Judge Holcomb retired from the Akron Municipal Court in December 2013. When he stepped down, Akron Municipal Court Judge Jon Oldham took over his docket.

“I knew Judge Holcomb personally because I attended Walsh Jesuit High School with his son,” said Judge Oldham. “As an attorney, I enjoyed appearing in front of him because he had a demanding presence, yet a calm demeanor.

“Judge Holcomb was always fair, but he expected his sentences to be followed,” he said. “He fit the definition of a judge completely, which caused those who appeared in front of him to be on their best behavior.”

Akron Municipal Court Clerk Jim Laria was once Judge Holcomb’s neighbor and his colleague the entire time he served on the bench.

“My wife and I purchased their home before he took the bench and then they moved five houses down,” said Laria. “John had a great sense of humor. We would go golfing together and as soon as we got on the golf cart the jokes would start flying.

“He was a very smart man and very knowledgeable about the law,” said Laria. “John was someone you would want to hear your case because he took his work very seriously.

“His passing is a real loss to the legal community.”

A longtime member of the Akron and Ohio State bar associations, Judge Holcomb served as an Akron Bar trustee and chaired the professional ethics (now grievance) and character and fitness (now bar applicants & students) committees. 

He was elected to and served on the State Board of Education in Ohio from 1980 to 1982 and the Akron Board of Education from 1993 to 1995. He was also a big supporter of Our Lady of the Elms and Walsh Jesuit high schools, and together with his wife Marcia, chaired Walsh Jesuit High School’s annual POWWOW fundraiser in 1994.

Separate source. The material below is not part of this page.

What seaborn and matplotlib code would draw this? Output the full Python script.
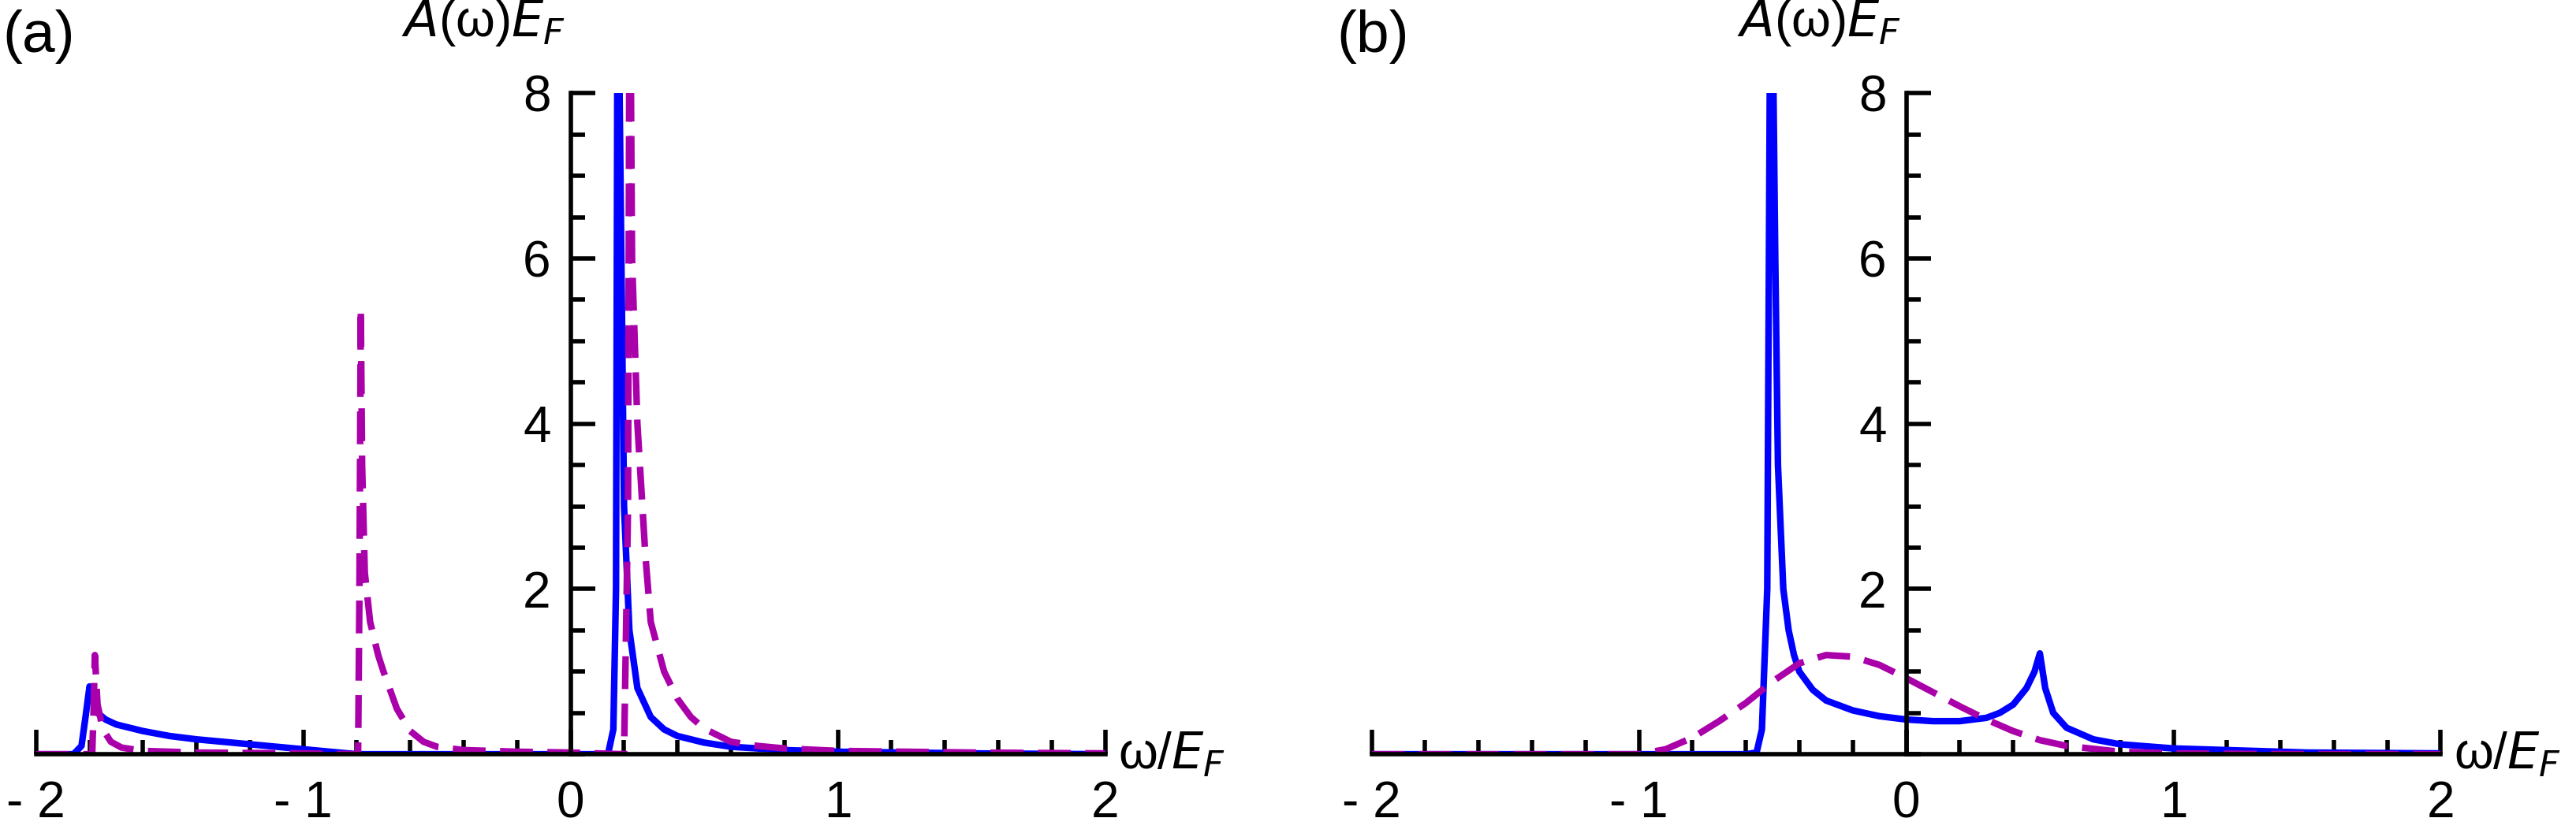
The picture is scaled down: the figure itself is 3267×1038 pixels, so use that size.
import numpy as np
import pandas as pd
import matplotlib
matplotlib.use("Agg")
import matplotlib.pyplot as plt
import seaborn as sns
from matplotlib.ticker import MultipleLocator

sns.set_style("white")
plt.rcParams['font.family'] = ['Liberation Sans', 'DejaVu Sans']
plt.rcParams['text.color'] = 'black'
plt.rcParams['xtick.color'] = 'black'
plt.rcParams['ytick.color'] = 'black'

# Panel (a)
a_blue_x = [-2.0, -1.86, -1.83, -1.815, -1.80, -1.79, -1.77, -1.74, -1.70, -1.6, -1.5, -1.4, -1.3, -1.2, -1.1, -1.0, -0.9, -0.8, -0.5, 0.0, 0.14, 0.16, 0.17, 0.175, 0.18, 0.19, 0.2, 0.22, 0.25, 0.3, 0.35, 0.4, 0.5, 0.6, 0.8, 1.0, 1.5, 2.0]
a_blue_y = [0.0, 0.0, 0.1, 0.45, 0.82, 0.7, 0.5, 0.42, 0.36, 0.28, 0.22, 0.18, 0.15, 0.12, 0.09, 0.06, 0.03, 0.0, 0.0, 0.0, 0.0, 0.3, 2.0, 8.5, 9.0, 6.0, 3.0, 1.5, 0.8, 0.45, 0.3, 0.22, 0.14, 0.09, 0.05, 0.03, 0.01, 0.0]
a_mag_x = [-2.0, -1.79, -1.785, -1.78, -1.77, -1.75, -1.72, -1.68, -1.6, -1.4, -1.0, -0.81, -0.795, -0.79, -0.785, -0.78, -0.77, -0.75, -0.72, -0.7, -0.65, -0.6, -0.55, -0.5, -0.4, -0.2, 0.0, 0.2, 0.215, 0.22, 0.225, 0.23, 0.25, 0.28, 0.3, 0.35, 0.4, 0.45, 0.5, 0.6, 0.7, 0.8, 1.0, 1.5, 2.0]
a_mag_y = [0.0, 0.0, 0.5, 1.2, 0.6, 0.3, 0.15, 0.08, 0.04, 0.02, 0.01, 0.0, 0.0, 2.0, 5.4, 3.5, 2.2, 1.6, 1.2, 1.0, 0.55, 0.28, 0.15, 0.09, 0.05, 0.03, 0.02, 0.0, 3.0, 9.0, 8.5, 6.0, 4.0, 2.4, 1.6, 1.0, 0.67, 0.45, 0.31, 0.15, 0.1, 0.07, 0.04, 0.02, 0.01]

# Panel (b)
b_blue_x = [-2.0, -1.0, -0.6, -0.56, -0.54, -0.52, -0.51, -0.5, -0.49, -0.48, -0.46, -0.44, -0.42, -0.4, -0.35, -0.3, -0.2, -0.1, 0.0, 0.1, 0.2, 0.3, 0.35, 0.4, 0.45, 0.48, 0.5, 0.52, 0.55, 0.6, 0.7, 0.8, 1.0, 1.5, 2.0]
b_blue_y = [0.0, 0.0, 0.0, 0.02, 0.3, 2.0, 8.5, 9.0, 6.0, 3.5, 2.0, 1.5, 1.2, 1.0, 0.78, 0.65, 0.53, 0.46, 0.42, 0.4, 0.4, 0.44, 0.5, 0.6, 0.8, 1.0, 1.22, 0.8, 0.5, 0.32, 0.18, 0.12, 0.07, 0.02, 0.01]
b_mag_x = [-2.0, -1.0, -0.9, -0.8, -0.7, -0.6, -0.5, -0.4, -0.3, -0.2, -0.1, 0.0, 0.1, 0.2, 0.3, 0.4, 0.5, 0.6, 0.8, 1.0, 1.5, 2.0]
b_mag_y = [0.0, 0.0, 0.06, 0.2, 0.4, 0.62, 0.88, 1.1, 1.2, 1.18, 1.08, 0.92, 0.75, 0.58, 0.42, 0.28, 0.17, 0.1, 0.03, 0.01, 0.0, 0.0]

x_ticks = [-2, -1, 0, 1, 2]
x_tick_labels = ["- 2", "- 1", "0", "1", "2"]
y_ticks = [2, 4, 6, 8]

BLUE = "#0000FF"
MAG = "#AA00AA"

fig = plt.figure(figsize=(32.67, 10.38), dpi=100)
axA = fig.add_axes([0.014, 0.078, 0.415, 0.808])
axB = fig.add_axes([0.5325, 0.078, 0.415, 0.808])

panels = [(axA, a_blue_x, a_blue_y, a_mag_x, a_mag_y),
          (axB, b_blue_x, b_blue_y, b_mag_x, b_mag_y)]
for ax, bx, by, mx, my in panels:
    sns.lineplot(x=bx, y=by, ax=ax, color=BLUE, lw=6, sort=False, estimator=None)
    sns.lineplot(x=mx, y=my, ax=ax, color=MAG, lw=6, sort=False, estimator=None,
                 linestyle=(0, (5, 2.2)))
    ax.set_xlim(-2, 2)
    ax.set_ylim(0, 8)
    for s in ["top", "right"]:
        ax.spines[s].set_visible(False)
    ax.spines["left"].set_position(("data", 0))
    ax.spines["bottom"].set_position(("data", 0))
    for s in ["left", "bottom"]:
        ax.spines[s].set_linewidth(4)
        ax.spines[s].set_color("black")
    ax.set_xticks(x_ticks)
    ax.set_xticklabels(x_tick_labels)
    ax.xaxis.set_minor_locator(MultipleLocator(0.2))
    ax.set_yticks(y_ticks)
    ax.yaxis.set_minor_locator(MultipleLocator(0.5))
    ax.tick_params(axis="x", which="both", bottom=True)
    ax.tick_params(axis="y", which="both", left=True)
    ax.tick_params(axis="x", which="major", direction="in", length=22, width=4, labelsize=46, pad=24, colors="black")
    ax.tick_params(axis="x", which="minor", direction="in", length=13, width=4)
    ax.tick_params(axis="y", which="major", direction="in", length=22, width=4, labelsize=46, pad=18, colors="black")
    ax.tick_params(axis="y", which="minor", direction="in", length=13, width=4)
    ax.set_xlabel("")
    ax.set_ylabel("")
    ax.text(-0.02, 8.55, r"$A$(ω)$E_F$", fontsize=46, ha="right", va="bottom", clip_on=False)
    ax.text(2.05, 0.0, r"ω/$E_F$", fontsize=46, ha="left", va="center", clip_on=False)

fig.text(0.001, 0.955, "(a)", fontsize=54, ha="left", va="center")
fig.text(0.519, 0.955, "(b)", fontsize=54, ha="left", va="center")

fig.savefig("out.png", dpi=100)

He also volunteered as a board member for Big Brothers Big Sisters of Summit, Medina & Stark Counties and was a longtime member of Westminster Presbyterian Church, where he served as elder, deacon and moderator of the Personnel Committee.

In addition, Judge Holcomb was a member of the Dean’s Club of The University of Akron School of Law, Toastmasters, the NRA, the Republican Party and the Scanlon Inn of Court. He chaired and was a member of the City of Akron Charter Review Commission and the Summit County Charter Review Commission and served as president of the Akron Law Alumni Association.

“John enjoyed sports, traveling, family gatherings and attending his children’s and grandchildren’s sporting events,” said Marcia.

A memorial service, which included a judicial processional, was held at Westminster Presbyterian Church on Jan. 26 to pay tribute to Judge Holcomb.

Judge Holcomb leaves behind his wife Marcia; children Tony (Michele) of Hudson and daughter Allison Perry of Houston; grandchildren Ryan (13), Andrew (10) and Abby (8) Holcomb and Lilliana (10) and Delaney (8) Perry; brothers-in-law Bob (Jan) Fugler and Jon (Noonie) Fugler; sister-in-law Shelley (Ed) McFee; step mother-in-law Annelies Fugler; aunts and uncles Mary (Gerald) Finnell, Ted Sabatula, Albert (Alyce) Shannon, John (Betty) Shannon and Sandy Holcomb; Holcomb cousins Mark, Susan and Linda; his Shannon cousins Bunny, Beatrice, Cynthia, David, Mark, Greg, Steve, Todd and Dana as well as nine nieces and nephews.